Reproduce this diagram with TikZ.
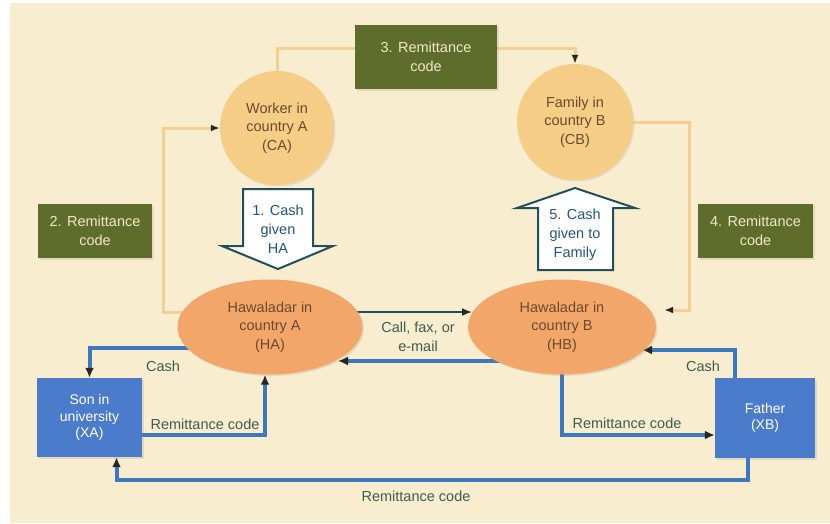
\documentclass[tikz,border=0pt]{standalone}
\usepackage{fontspec}
\setmainfont{Liberation Sans}
\usetikzlibrary{arrows.meta,calc,shapes.geometric,shadows,backgrounds}
\definecolor{cream}{HTML}{F9EDCF}
\definecolor{circfill}{HTML}{F6CD86}
\definecolor{ellfill}{HTML}{F3A66A}
\definecolor{olive}{HTML}{5E6D2C}
\definecolor{oliveText}{HTML}{F2E8C6}
\definecolor{boxblue}{HTML}{4B7BCB}
\definecolor{lineblue}{HTML}{3C78C1}
\definecolor{tanline}{HTML}{F4CE92}
\definecolor{browntext}{HTML}{6B4A2C}
\definecolor{labeltext}{HTML}{3E5C52}
\definecolor{arrowedge}{HTML}{234E5C}
\definecolor{arrowtext}{HTML}{24557A}
\begin{document}
\begin{tikzpicture}[x=1pt,y=-1pt,
  txt/.style={font=\fontsize{14.5}{18.5}\selectfont, align=center},
  soft/.style={drop shadow={opacity=0.18, shadow xshift=1.5pt, shadow yshift=-1.5pt}},
  circ/.style={circle, fill=circfill, minimum size=114pt, inner sep=0pt, txt, text=browntext, soft},
  ell/.style={ellipse, fill=ellfill, inner sep=0pt, txt, text=browntext, soft},
  greenbox/.style={rectangle, fill=olive, inner sep=0pt, txt, text=oliveText, soft},
  bluebox/.style={rectangle, fill=boxblue, inner sep=0pt, txt, text=white, font=\fontsize{14}{16.5}\selectfont, soft},
  tan/.style={draw=tanline, line width=3pt, -{Latex[length=9pt,width=7pt,color=black!85]}},
  tanplain/.style={draw=tanline, line width=3pt},
  blue/.style={draw=lineblue, line width=4pt, -{Latex[length=10pt,width=9pt,color=black!85]}},
  thin/.style={draw=arrowedge, line width=1.8pt, -{Latex[length=10pt,width=8pt,color=black!85]}},
  lab/.style={txt, text=labeltext, inner sep=1pt},
  bigarrow/.style={fill=white, draw=arrowedge, line width=2pt, line join=miter},
  arrowtxt/.style={txt, text=arrowtext, font=\fontsize{14.5}{19}\selectfont, inner sep=0pt}]

\begin{pgfonlayer}{background}
  \fill[white] (0,0) rectangle (830,523);
  \fill[cream] (10,3) rectangle (830,523);
\end{pgfonlayer}
\useasboundingbox (0,0) rectangle (830,523);

% nodes
\node[circ] (CA) at (277,128) {Worker in\\country A\\(CA)};
\node[circ, minimum size=116pt] (CB) at (575,122) {Family in\\country B\\(CB)};
\node[greenbox, minimum width=142pt, minimum height=64pt] (B3) at (426,57) {3. Remittance\\code};
\node[greenbox, minimum width=114pt, minimum height=54pt] (B2) at (95,231) {2. Remittance\\code};
\node[greenbox, minimum width=115pt, minimum height=54pt] (B4) at (755.5,231) {4. Remittance\\code};
\node[ell, minimum width=185pt, minimum height=95pt] (HA) at (270,327) {Hawaladar in\\country A\\(HA)};
\node[ell, minimum width=188pt, minimum height=95pt] (HB) at (562,327) {Hawaladar in\\country B\\(HB)};
\node[bluebox, minimum width=105pt, minimum height=79pt] (XA) at (89.5,417.5) {Son in\\university\\(XA)};
\node[bluebox, minimum width=100pt, minimum height=80pt] (XB) at (765,418) {Father\\(XB)};

% big arrows
\path[bigarrow] (243,189) -- (313,189) -- (313,246) -- (333,246) -- (278,269) -- (222,246) -- (243,246) -- cycle;
\node[arrowtxt] (A1) at (278,229) {1. Cash\\given\\HA};
\path[bigarrow] (538,270) -- (538,208) -- (517,208) -- (575,188) -- (635,208) -- (613,208) -- (613,270) -- cycle;
\node[arrowtxt] (A5) at (575,235) {5. Cash\\given to\\Family};

% connectors
\begin{pgfonlayer}{background}
  \coordinate (t3w) at ($(B3.west)+(0,-9)$);
  \coordinate (t3e) at ($(B3.east)+(0,-9)$);
  \draw[tanplain] (CA.north) |- (t3w);
  \draw[tan] (t3e) -| (CB.north);
  \draw[tan] ($(HA.center)+(-60,-15)$) -| ($(B2.east)+(11,0)$) |- (CA.west);
  \draw[tan, shorten >=8pt] (CB.east) -| ($(B4.west)+(-8,0)$) |- ($(HB.east)+(0,-17)$);

  \draw[thin] ($(HA.center)+(82,-15)$) -- ($(HB.center)+(-90,-15)$);
  \draw[blue] ($(HB.center)+(-60,34)$) -- ($(HA.center)+(68,34)$);
  \draw[blue] ($(HA.center)+(-60,21)$) -| (XA.north);
  \draw[blue] ($(XA.east)+(0,17)$) -| ($(HA.south)+(-5,0)$);
  \draw[blue] ($(XB.south)+(-17,0)$) |- ($(XA.south)+(27,23)$) -- ($(XA.south)+(27,0)$);
  \draw[blue] ($(HB.south)+(0,-5)$) |- ($(XB.west)+(0,17)$);
  \draw[blue] ($(XB.north)+(-30,0)$) |- ($(HB.center)+(80,23)$);
\end{pgfonlayer}

% labels
\node[lab] (lcall) at (418,337) {Call, fax, or\\e-mail};
\node[lab] (lcashA) at (163,366) {Cash};
\node[lab] (lremA) at (205,424) {Remittance code};
\node[lab] (lremB) at (627,423) {Remittance code};
\node[lab] (lcashB) at (703,366) {Cash};
\node[lab] (lremC) at (416,496) {Remittance code};
\end{tikzpicture}
\end{document}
━━━━━━━━━━━━━━━━━━━━━━━━━━━━━━
STATED GOAL
Reproduce the listing above exactly, excluding all pictures.

REPLY
Reproduce this diagram with TikZ.
\documentclass[tikz,border=0pt]{standalone}
\usepackage{fontspec}
\setmainfont{Liberation Sans}
\usetikzlibrary{arrows.meta,calc,shapes.geometric,shadows,backgrounds}
\definecolor{cream}{HTML}{F9EDCF}
\definecolor{circfill}{HTML}{F6CD86}
\definecolor{ellfill}{HTML}{F3A66A}
\definecolor{olive}{HTML}{5E6D2C}
\definecolor{oliveText}{HTML}{F2E8C6}
\definecolor{boxblue}{HTML}{4B7BCB}
\definecolor{lineblue}{HTML}{3C78C1}
\definecolor{tanline}{HTML}{F4CE92}
\definecolor{browntext}{HTML}{6B4A2C}
\definecolor{labeltext}{HTML}{3E5C52}
\definecolor{arrowedge}{HTML}{234E5C}
\definecolor{arrowtext}{HTML}{24557A}
\begin{document}
\begin{tikzpicture}[x=1pt,y=-1pt,
  txt/.style={font=\fontsize{14.5}{18.5}\selectfont, align=center},
  soft/.style={drop shadow={opacity=0.18, shadow xshift=1.5pt, shadow yshift=-1.5pt}},
  circ/.style={circle, fill=circfill, minimum size=114pt, inner sep=0pt, txt, text=browntext, soft},
  ell/.style={ellipse, fill=ellfill, inner sep=0pt, txt, text=browntext, soft},
  greenbox/.style={rectangle, fill=olive, inner sep=0pt, txt, text=oliveText, soft},
  bluebox/.style={rectangle, fill=boxblue, inner sep=0pt, txt, text=white, font=\fontsize{14}{16.5}\selectfont, soft},
  tan/.style={draw=tanline, line width=3pt, -{Latex[length=9pt,width=7pt,color=black!85]}},
  tanplain/.style={draw=tanline, line width=3pt},
  blue/.style={draw=lineblue, line width=4pt, -{Latex[length=10pt,width=9pt,color=black!85]}},
  thin/.style={draw=arrowedge, line width=1.8pt, -{Latex[length=10pt,width=8pt,color=black!85]}},
  lab/.style={txt, text=labeltext, inner sep=1pt},
  bigarrow/.style={fill=white, draw=arrowedge, line width=2pt, line join=miter},
  arrowtxt/.style={txt, text=arrowtext, font=\fontsize{14.5}{19}\selectfont, inner sep=0pt}]

\begin{pgfonlayer}{background}
  \fill[white] (0,0) rectangle (830,523);
  \fill[cream] (10,3) rectangle (830,523);
\end{pgfonlayer}
\useasboundingbox (0,0) rectangle (830,523);

% nodes
\node[circ] (CA) at (277,128) {Worker in\\country A\\(CA)};
\node[circ, minimum size=116pt] (CB) at (575,122) {Family in\\country B\\(CB)};
\node[greenbox, minimum width=142pt, minimum height=64pt] (B3) at (426,57) {3. Remittance\\code};
\node[greenbox, minimum width=114pt, minimum height=54pt] (B2) at (95,231) {2. Remittance\\code};
\node[greenbox, minimum width=115pt, minimum height=54pt] (B4) at (755.5,231) {4. Remittance\\code};
\node[ell, minimum width=185pt, minimum height=95pt] (HA) at (270,327) {Hawaladar in\\country A\\(HA)};
\node[ell, minimum width=188pt, minimum height=95pt] (HB) at (562,327) {Hawaladar in\\country B\\(HB)};
\node[bluebox, minimum width=105pt, minimum height=79pt] (XA) at (89.5,417.5) {Son in\\university\\(XA)};
\node[bluebox, minimum width=100pt, minimum height=80pt] (XB) at (765,418) {Father\\(XB)};

% big arrows
\path[bigarrow] (243,189) -- (313,189) -- (313,246) -- (333,246) -- (278,269) -- (222,246) -- (243,246) -- cycle;
\node[arrowtxt] (A1) at (278,229) {1. Cash\\given\\HA};
\path[bigarrow] (538,270) -- (538,208) -- (517,208) -- (575,188) -- (635,208) -- (613,208) -- (613,270) -- cycle;
\node[arrowtxt] (A5) at (575,235) {5. Cash\\given to\\Family};

% connectors
\begin{pgfonlayer}{background}
  \coordinate (t3w) at ($(B3.west)+(0,-9)$);
  \coordinate (t3e) at ($(B3.east)+(0,-9)$);
  \draw[tanplain] (CA.north) |- (t3w);
  \draw[tan] (t3e) -| (CB.north);
  \draw[tan] ($(HA.center)+(-60,-15)$) -| ($(B2.east)+(11,0)$) |- (CA.west);
  \draw[tan, shorten >=8pt] (CB.east) -| ($(B4.west)+(-8,0)$) |- ($(HB.east)+(0,-17)$);

  \draw[thin] ($(HA.center)+(82,-15)$) -- ($(HB.center)+(-90,-15)$);
  \draw[blue] ($(HB.center)+(-60,34)$) -- ($(HA.center)+(68,34)$);
  \draw[blue] ($(HA.center)+(-60,21)$) -| (XA.north);
  \draw[blue] ($(XA.east)+(0,17)$) -| ($(HA.south)+(-5,0)$);
  \draw[blue] ($(XB.south)+(-17,0)$) |- ($(XA.south)+(27,23)$) -- ($(XA.south)+(27,0)$);
  \draw[blue] ($(HB.south)+(0,-5)$) |- ($(XB.west)+(0,17)$);
  \draw[blue] ($(XB.north)+(-30,0)$) |- ($(HB.center)+(80,23)$);
\end{pgfonlayer}

% labels
\node[lab] (lcall) at (418,337) {Call, fax, or\\e-mail};
\node[lab] (lcashA) at (163,366) {Cash};
\node[lab] (lremA) at (205,424) {Remittance code};
\node[lab] (lremB) at (627,423) {Remittance code};
\node[lab] (lcashB) at (703,366) {Cash};
\node[lab] (lremC) at (416,496) {Remittance code};
\end{tikzpicture}
\end{document}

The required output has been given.